The basic story is simple: Peter Gelb, the general manager of the Opera, has to figure out how to close a deficit that he created by his overspending and mismanagement. So, his answer: go after the workers. He's threatening to lock out the workers this week (a tactic straight from the worst playbooks of union-busting corporate raiders), even as the union's members have said they are willing to make some sacrifices--if Gelb the Greedy does a little self-inspection.

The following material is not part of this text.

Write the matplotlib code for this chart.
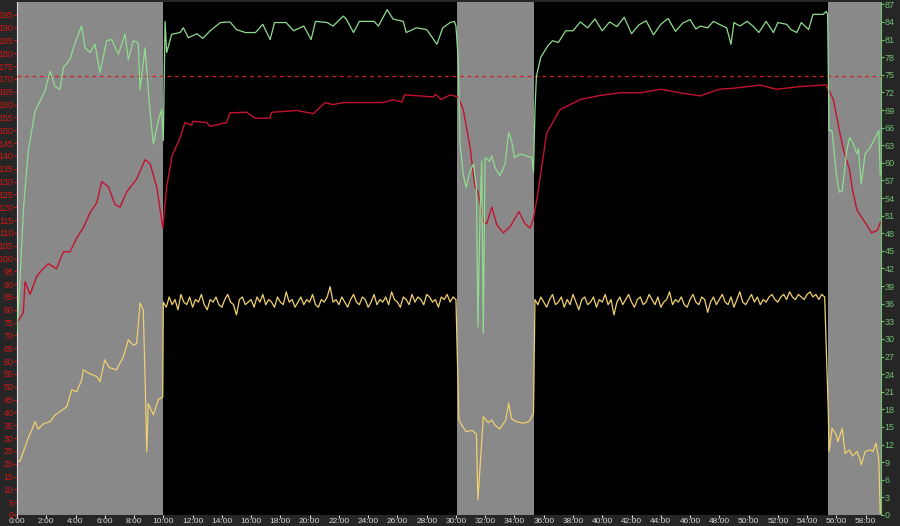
import numpy as np
import matplotlib
matplotlib.use("Agg")
import matplotlib.pyplot as plt

# ---------------- data (minutes, values) ----------------
# heart rate (left axis)
hr_t = [0.0, 0.43, 0.55, 0.89, 1.35, 1.69, 2.14, 2.7, 3.17, 3.62, 4.08, 4.53, 4.99, 5.45,
        5.79, 6.24, 6.7, 7.04, 7.5, 8.18, 8.75, 9.09, 9.55, 9.96, 10.23, 10.6, 11.14, 11.48,
        11.94, 12.0, 12.97, 13.19, 14.33, 14.56, 15.7, 16.27, 17.29, 17.4, 19.1, 20.26, 21.05,
        21.6, 22.3, 25.04, 25.7, 26.3, 26.5, 28.45, 28.6, 29.0, 29.6, 30.16, 30.5, 30.96, 31.3,
        31.5, 31.87, 32.1, 32.45, 32.8, 33.24, 33.7, 34.3, 34.7, 35.07, 35.3, 35.6, 36.2, 37.1,
        38.5, 39.8, 41.2, 42.6, 44.0, 45.3, 46.7, 48.0, 49.0, 50.8, 51.9, 53.5, 55.3, 55.8,
        56.2, 56.5, 56.9, 57.1, 57.4, 57.7, 58.2, 58.4, 58.8, 59.0]
hr_v = [75, 78.8, 91, 86, 93, 95.5, 98, 96, 102.6, 102.6, 108, 112, 117.8, 121.7,
        130, 128, 121, 120, 126, 131, 138.5, 137, 128, 112, 128, 140, 147, 153,
        152, 153.5, 153, 151.5, 153, 156.8, 157, 154.7, 154.7, 157, 157.7, 156.5, 160.8,
        160, 160.8, 160.8, 161.9, 161, 163.8, 163, 164, 162, 163.8, 163, 158, 143.6, 128,
        126, 114.4, 113.5, 120, 113, 110, 112.4, 118.3, 113.7, 111.8, 115.7, 125.5, 148.9, 158,
        162, 163.5, 164.6, 164.6, 166, 164.6, 163.4, 166, 166.4, 167.6, 166, 167, 167.7, 161.9,
        150, 142, 134.6, 126.8, 119, 116.3, 112, 110, 111, 114]

# cadence (right axis)
cad_t = [0.0, 0.2, 0.45, 0.77, 1.23, 1.57, 1.91, 2.26, 2.6, 2.94, 3.17, 3.62, 3.96, 4.42,
         4.65, 4.99, 5.33, 5.67, 6.13, 6.47, 6.93, 7.38, 7.61, 7.95, 8.29, 8.41, 8.75, 9.09,
         9.32, 9.66, 9.89, 10.0, 10.12, 10.23, 10.57, 11.14, 11.37, 11.71, 12.3, 12.7, 13.2,
         13.9, 14.56, 15.0, 15.6, 16.3, 16.8, 17.3, 17.6, 18.4, 18.9, 19.6, 20.1, 20.4, 21.2,
         21.6, 22.3, 22.5, 23.0, 23.4, 24.4, 24.7, 25.3, 25.7, 26.4, 26.6, 27.3, 28.0, 28.7,
         29.1, 29.6, 29.9, 30.0, 30.16, 30.28, 30.5, 30.7, 30.96, 31.2, 31.4, 31.5, 31.65,
         31.76, 31.87, 31.99, 32.3, 32.45, 32.67, 33.0, 33.36, 33.6, 33.8, 34.0, 34.4, 34.8,
         35.2, 35.3, 35.4, 35.5, 35.8, 36.3, 36.6, 37.0, 37.5, 38.0, 38.5, 39.0, 39.5, 40.0,
         40.5, 41.0, 41.5, 42.0, 42.5, 43.0, 43.5, 44.0, 44.5, 45.0, 45.5, 46.0, 46.4, 46.7,
         47.2, 47.6, 48.0, 48.5, 48.8, 49.0, 49.4, 49.9, 50.3, 50.7, 51.2, 51.7, 52.0, 52.6,
         52.9, 53.3, 53.6, 54.1, 54.4, 55.1, 55.3, 55.4, 55.5, 55.7, 56.0, 56.2, 56.4, 56.7,
         56.9, 57.1, 57.4, 57.5, 57.7, 57.96, 58.3, 58.65, 58.9, 59.0]
cad_v = [31.5, 40, 52.4, 62, 68.8, 70.5, 72.2, 75.6, 73, 72.5, 76.2, 77.6, 80.4, 83.3,
         79.6, 78.8, 80.2, 75.4, 80.8, 81, 78.5, 81.9, 77.6, 80.8, 80.4, 72.5, 79.6, 68.8,
         63.2, 67.2, 69.1, 63.8, 84.1, 78.8, 81.9, 82.2, 83, 81.3, 82, 81.2, 82.5,
         83.9, 84, 82.7, 82.2, 82.2, 83.6, 81, 83.9, 83.9, 82.5, 83.3, 81, 84.1, 83.9,
         83.3, 85, 84.5, 82.2, 84.1, 84.1, 83.3, 86.1, 84.5, 84.1, 82.2, 83, 82.7, 80.2,
         83, 83.9, 84.1, 83.3, 77.3, 63.2, 58, 55.8, 58.6, 59.8, 55.8, 32, 51.8,
         60.3, 30.9, 60.9, 60.3, 61.2, 59.2, 57.8, 59.8, 65.2, 63.8, 60.9, 61.5, 61.2,
         60.9, 58.4, 68.9, 74.8, 78, 80, 80.8, 80.5, 82.5, 82.5, 84, 83, 84.5, 82.5,
         84, 83.2, 84.8, 82, 83.5, 84.2, 81.8, 83.6, 84.6, 82.4, 83.8, 84.4, 82.8, 83.3,
         83, 84.1, 83.6, 83, 80.2, 83.9, 83.3, 84.1, 83.3, 82.2, 84.1, 82.2, 83.9, 83.6,
         82.7, 82.2, 83.9, 82.7, 85.3, 85.3, 85.8, 85.3, 65.5, 65.5, 58, 55, 55.2, 62,
         64.3, 63.6, 61.5, 62.4, 56.4, 61.5, 62.6, 64.3, 65.5, 58]

# power (left axis), warm-up and recovery parts
pw_warm_t = [0.0, 0.2, 0.55, 0.77, 1.0, 1.23, 1.45, 1.8, 2.26, 2.6, 2.94, 3.4, 3.74, 4.08,
             4.42, 4.53, 4.99, 5.45, 5.67, 6.0, 6.3, 6.8, 7.27, 7.61, 7.95, 8.18, 8.41, 8.63,
             8.75, 8.87, 8.97, 9.32, 9.66, 9.96]
pw_warm_v = [20.8, 21, 26.6, 30, 33, 36.4, 33.5, 35.5, 36.4, 39, 40.3, 42.2, 48.8, 48,
             52.7, 56.6, 55, 54, 52, 60.5, 57.5, 56.6, 61.7, 68.3, 66.2, 66.8, 82.6, 80,
             54, 24.7, 43.5, 39, 45, 46]
pw_int1 = [83, 81, 85, 82, 84, 80, 86, 83, 82, 85, 81, 84, 83, 86, 82, 80, 84, 83, 85, 82,
           81, 84, 86, 83, 82, 78, 84, 85, 82, 83, 84, 81, 85, 83, 86, 82, 84, 83, 81, 85,
           83, 82, 87, 83, 84, 81, 83, 85, 82, 84, 83, 86, 82, 81, 84, 83, 85, 89, 83, 84,
           82, 85, 83, 81, 84, 86, 83, 82, 85, 84, 81, 83, 86, 82, 84, 83, 85, 82, 87, 84,
           83, 81, 85, 84, 82, 86, 83, 85, 84, 82, 86, 85, 83, 84, 81, 85, 84, 86, 83, 85,
           84]
pw_rec1_t = [30.2, 30.4, 30.7, 31.1, 31.4, 31.5, 31.87, 32.2, 32.45, 32.67, 33.0, 33.4, 33.6,
             33.8, 34.1, 34.6, 35.0, 35.3]
pw_rec1_v = [37, 35, 32.5, 33, 31.5, 5.85, 38.3, 36, 37, 35, 33.5, 37, 43.6,
             37.6, 36.4, 35.8, 36.4, 39.7]
pw_int2 = [84, 82, 85, 83, 81, 84, 86, 82, 83, 85, 81, 84, 82, 86, 83, 80, 84, 85, 82, 83,
           85, 81, 84, 83, 86, 82, 84, 78, 83, 85, 82, 84, 86, 83, 81, 84, 85, 82, 83, 86,
           84, 82, 85, 81, 83, 84, 87, 82, 84, 83, 85, 82, 81, 84, 86, 83, 82, 85, 84, 79,
           83, 85, 82, 84, 86, 83, 82, 85, 81, 84, 87, 83, 82, 84, 86, 83, 85, 82, 84, 83,
           85, 86, 84, 83, 85, 86, 84, 87, 85, 84, 86, 85, 84, 86, 87, 85, 86, 84, 86, 85]
pw_rec2_t = [55.45, 55.5, 55.7, 56.0, 56.1, 56.4, 56.6, 56.9, 57.1, 57.4, 57.6, 57.7, 57.96,
             58.3, 58.5, 58.7, 58.9, 59.0]
pw_rec2_v = [39.7, 24.7, 33.8, 31.2, 28.6, 33.8, 24, 25.4, 23, 24.7, 22, 19.5, 24.7,
             25.4, 24.7, 28, 21.7, 0.7]

rest_bands = [(0, 10.0), (30.07, 35.34), (55.43, 59.1)]
hr_limit = 171

# assemble power series
pw_t = np.concatenate([pw_warm_t, 10.0 + 0.2 * np.arange(len(pw_int1)), pw_rec1_t,
                       35.4 + 0.2 * np.arange(len(pw_int2)), pw_rec2_t])
pw_v = np.concatenate([pw_warm_v, pw_int1, pw_rec1_v, pw_int2, pw_rec2_v])

#--------------------------------------------------
# figure
#--------------------------------------------------
fig = plt.figure(figsize=(9, 5.26), dpi=100, facecolor="#262626")
ax = fig.add_axes([17/900, 11/526, 864/900, 513/526])
ax.set_facecolor("black")
ax2 = ax.twinx()

for a, b in rest_bands:
    ax.axvspan(a, b, color="#898989", lw=0, zorder=0)

ax.axhline(hr_limit, color="#d02020", lw=0.9, ls=(0, (3, 3)), zorder=3)
ax.plot(pw_t, pw_v, color="#f0d070", lw=0.9, zorder=2)
ax.plot(hr_t, hr_v, color="#c41230", lw=1.0, zorder=2)
ax2.plot(cad_t, cad_v, color="#8fdc8f", lw=0.9)

ax.set_xlim(0, 59.05)
ax.set_ylim(0, 200)
ax2.set_ylim(0, 87.4)

ax.set_xticks(np.arange(0, 59, 2))
ax.set_xticklabels([f"{m}:00" for m in range(0, 59, 2)])
ax.set_yticks(np.arange(0, 200, 5))
ax2.set_yticks(np.arange(0, 88, 3))

ax.tick_params(axis="x", colors="#d8d8d8", labelsize=6, length=2, pad=0.5)
ax.tick_params(axis="y", colors="#d01818", labelsize=6.5, length=2, pad=0.5)
ax2.tick_params(axis="y", colors="#70c070", labelsize=6.5, length=2, pad=0.5)
for lab in ax.get_xticklabels() + ax.get_yticklabels() + ax2.get_yticklabels():
    lab.set_family("Liberation Sans")

for a in (ax, ax2):
    for s in a.spines.values():
        s.set_visible(False)
ax.spines["left"].set_visible(True)
ax.spines["left"].set_color("#e0e0e0")
ax2.spines["right"].set_visible(True)
ax2.spines["right"].set_color("#70c070")

fig.savefig("out.png", dpi=100, facecolor=fig.get_facecolor())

He could be mentally disturbed perhaps:
"If Peter Gelb thinks a lockout gives him 'leverage' in negotiations, he doesn't understand the performers who work for him," said Alan Gordon, executive director of the American Guild of Musical Artists, in a statement. "Someone who would hurt the very people who work for him by taking away their money and health insurance is a very disturbed individual, not a leader but a betrayer."[emphasis added]

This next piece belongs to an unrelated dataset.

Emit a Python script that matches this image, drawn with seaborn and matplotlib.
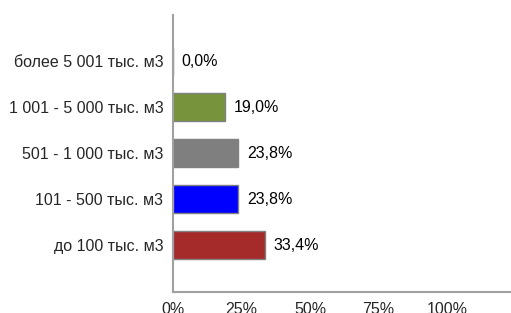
import matplotlib
matplotlib.use("Agg")
import matplotlib.pyplot as plt
import seaborn as sns
import pandas as pd

categories = ["более 5 001 тыс. м3", "1 001 - 5 000 тыс. м3", "501 - 1 000 тыс. м3",
              "101 - 500 тыс. м3", "до 100 тыс. м3"]
values = [0.0, 19.0, 23.8, 23.8, 33.4]
labels = ["0,0%", "19,0%", "23,8%", "23,8%", "33,4%"]
colors = ["#FFFFFF", "#77933C", "#7F7F7F", "#0000FF", "#A52A2A"]
xticks = [0, 25, 50, 75, 100]
xtick_labels = ["0%", "25%", "50%", "75%", "100%"]

df = pd.DataFrame({"cat": categories, "val": values})

sns.set_style("white")
plt.rcParams['font.family'] = ['Liberation Sans', 'DejaVu Sans']

fig = plt.figure(figsize=(5.11, 3.13), dpi=100)
ax = fig.add_axes([173/511, 1 - 292/313, 1 - 173/511, 277/313])

sns.barplot(data=df, x="val", y="cat", hue="cat", palette=colors, order=categories,
            hue_order=categories, legend=False, ax=ax, width=0.59, saturation=1,
            edgecolor="#808080", linewidth=1.0, dodge=False)

for i, (v, lab) in enumerate(zip(values, labels)):
    ax.text(v + 3.2, i, lab, va="center", ha="left", fontsize=11.5, color="#000000")

ax.set_xlim(0, 123.3)
ax.set_ylim(5.02, -1.0)
ax.set_xticks(xticks)
ax.set_xticklabels(xtick_labels)
ax.set_xlabel("")
ax.set_ylabel("")
ax.tick_params(axis="y", length=5, width=1, color="#A0A0A0", labelsize=11.5, pad=2)
ax.tick_params(axis="x", length=4, width=1, color="#A0A0A0", labelsize=11.5, pad=3)
for s in ["top", "right"]:
    ax.spines[s].set_visible(False)
for s in ["left", "bottom"]:
    ax.spines[s].set_color("#A0A0A0")
    ax.spines[s].set_linewidth(1.5)
ax.grid(False)

fig.savefig("out.png", dpi=100)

Perhaps...but certainly greedy. The union explained in a press release recently:
Across the board, opera employees are questioning why the Met is demanding pay and benefit cuts from employees while delivering raises to top management. Earlier this week, the Met’s 990 tax-reporting forms were released for 2012 (the most recent year available) showing that the opera company’s general manager, Peter Gelb received a 26 percent increase in pay and benefits. Gelb received $1.8 million that year in compensation according to the 990s. In a statement to the New York Times, the Opera’s spokesman Peter Clark said that Gelb has since taken a 10 percent cut in pay.

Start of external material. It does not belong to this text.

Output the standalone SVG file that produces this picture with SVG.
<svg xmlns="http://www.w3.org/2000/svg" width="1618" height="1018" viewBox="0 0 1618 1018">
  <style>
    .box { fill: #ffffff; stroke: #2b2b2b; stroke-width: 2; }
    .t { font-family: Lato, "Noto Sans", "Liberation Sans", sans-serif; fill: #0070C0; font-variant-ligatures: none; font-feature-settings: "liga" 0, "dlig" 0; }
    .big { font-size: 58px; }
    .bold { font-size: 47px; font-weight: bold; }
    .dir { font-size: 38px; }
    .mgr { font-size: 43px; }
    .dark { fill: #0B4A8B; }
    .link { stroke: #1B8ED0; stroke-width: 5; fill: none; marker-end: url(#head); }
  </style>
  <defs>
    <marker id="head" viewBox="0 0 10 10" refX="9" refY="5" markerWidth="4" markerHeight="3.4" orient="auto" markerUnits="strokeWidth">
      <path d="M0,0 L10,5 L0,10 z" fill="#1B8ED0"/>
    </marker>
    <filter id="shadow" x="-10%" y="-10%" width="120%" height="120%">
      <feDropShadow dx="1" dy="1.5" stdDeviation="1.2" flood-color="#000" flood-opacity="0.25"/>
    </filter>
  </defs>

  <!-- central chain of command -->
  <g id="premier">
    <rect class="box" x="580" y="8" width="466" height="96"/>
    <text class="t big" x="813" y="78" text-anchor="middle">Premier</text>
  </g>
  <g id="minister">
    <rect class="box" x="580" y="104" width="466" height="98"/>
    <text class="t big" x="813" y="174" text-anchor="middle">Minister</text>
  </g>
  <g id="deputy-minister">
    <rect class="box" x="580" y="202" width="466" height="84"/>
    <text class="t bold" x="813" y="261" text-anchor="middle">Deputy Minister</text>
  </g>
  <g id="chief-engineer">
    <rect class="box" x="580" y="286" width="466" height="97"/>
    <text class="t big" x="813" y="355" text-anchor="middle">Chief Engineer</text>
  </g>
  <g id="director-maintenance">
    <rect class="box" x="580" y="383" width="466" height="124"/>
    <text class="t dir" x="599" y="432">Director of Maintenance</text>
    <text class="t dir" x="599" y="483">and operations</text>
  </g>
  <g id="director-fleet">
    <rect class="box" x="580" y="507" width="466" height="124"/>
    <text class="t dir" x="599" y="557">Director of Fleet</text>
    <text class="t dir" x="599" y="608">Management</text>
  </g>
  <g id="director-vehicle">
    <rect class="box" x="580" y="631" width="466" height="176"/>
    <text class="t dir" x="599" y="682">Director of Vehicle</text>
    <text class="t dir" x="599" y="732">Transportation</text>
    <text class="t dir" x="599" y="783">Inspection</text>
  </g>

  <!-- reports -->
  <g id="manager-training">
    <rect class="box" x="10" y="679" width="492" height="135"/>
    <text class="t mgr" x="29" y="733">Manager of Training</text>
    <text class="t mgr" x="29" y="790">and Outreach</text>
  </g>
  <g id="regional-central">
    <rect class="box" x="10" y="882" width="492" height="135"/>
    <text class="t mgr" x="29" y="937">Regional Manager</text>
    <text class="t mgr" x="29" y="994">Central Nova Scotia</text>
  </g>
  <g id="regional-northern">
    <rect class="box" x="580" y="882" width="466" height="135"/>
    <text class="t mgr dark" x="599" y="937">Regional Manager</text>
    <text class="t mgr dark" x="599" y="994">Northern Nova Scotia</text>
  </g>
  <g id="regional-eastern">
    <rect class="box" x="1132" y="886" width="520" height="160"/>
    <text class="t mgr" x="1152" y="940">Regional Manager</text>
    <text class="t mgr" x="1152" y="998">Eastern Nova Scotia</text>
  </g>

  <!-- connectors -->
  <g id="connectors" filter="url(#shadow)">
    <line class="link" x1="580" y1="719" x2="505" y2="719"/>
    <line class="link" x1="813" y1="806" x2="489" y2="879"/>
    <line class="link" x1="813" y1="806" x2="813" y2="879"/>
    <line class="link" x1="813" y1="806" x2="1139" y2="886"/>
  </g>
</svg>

Joe Hartnett, the IA’s Assistant Director of Stagecraft, termed this “a rebate on an overcharge,” and noted that Gelb used a similar maneuver during the last round of labor negotiations in 2009. “Nobody’s fooled when management gives themselves a 26% raise and then takes a 10% pay cut right before negotiations,” said Hartnett. “We’ve been waiting all week for an explanation of why the same management that has driven up costs and mismanaged the revenue stream deserves a raise, while the workers who actually produce the opera are being asked to take a pay cut. We’re still waiting.” [emphasis added]
And in
this story:
"We consider the Met Opera our family," says D. Joseph Hartnett of the International Alliance of Theatrical Stage Employees. He's at the bargaining table for the six unions that represent the stagehands, wardrobe workers and box office personnel, among others. "We feel that, just as any family that has a budgetary crisis, everything needs to be on the table. And that includes Mr. Gelb's spending. And if we're being asked to tighten our belts, Mr. Gelb is gonna have to cut up some credit cards."
Today, the union released
a letter addressed to the Opera's Board of Directors which talks about the people who work at the Opera and savings already realized:
As the deadline draws near for negotiating a new agreement that, if successful, will sustain the Metropolitan Opera for years to come, we are struck by how little of what is being said and written about the members of the lATSE reflects a true understanding of how much those of us working behind the curtain love this great art form and how deeply committed we are to its perpetuation.
Like any love, ours cannot be measured solely in dollars and cents. We are not merely "the unions." We are not only the backstage artists whose technical expertise, night in and night out, helps to make possible the world's greatest opera. We are part of the Metropolitan Opera family, and our love of this family is why we believe that a solution for saving the Met lies in expanding the dialogue in our deliberations beyond a singular focus on work rules, wages and benefits.
....Our members hoped to bargain collaboratively in the spirit of family and the values shared by the Met Opera and its dedicated employees. Instead, we are being subjected not only to a narrow set of demands that ignores our commitment to achieving Mr. Gelb's vision, but also to blindness to the savings that a more comprehensive deliberation might achieve."
Aha...So, Gelb is no different than the greedy bankers, the Wal-Mart family, or any of the other miscreants who savage the middle class: it's his pay and wallet first in line, and fuck the rest of the people.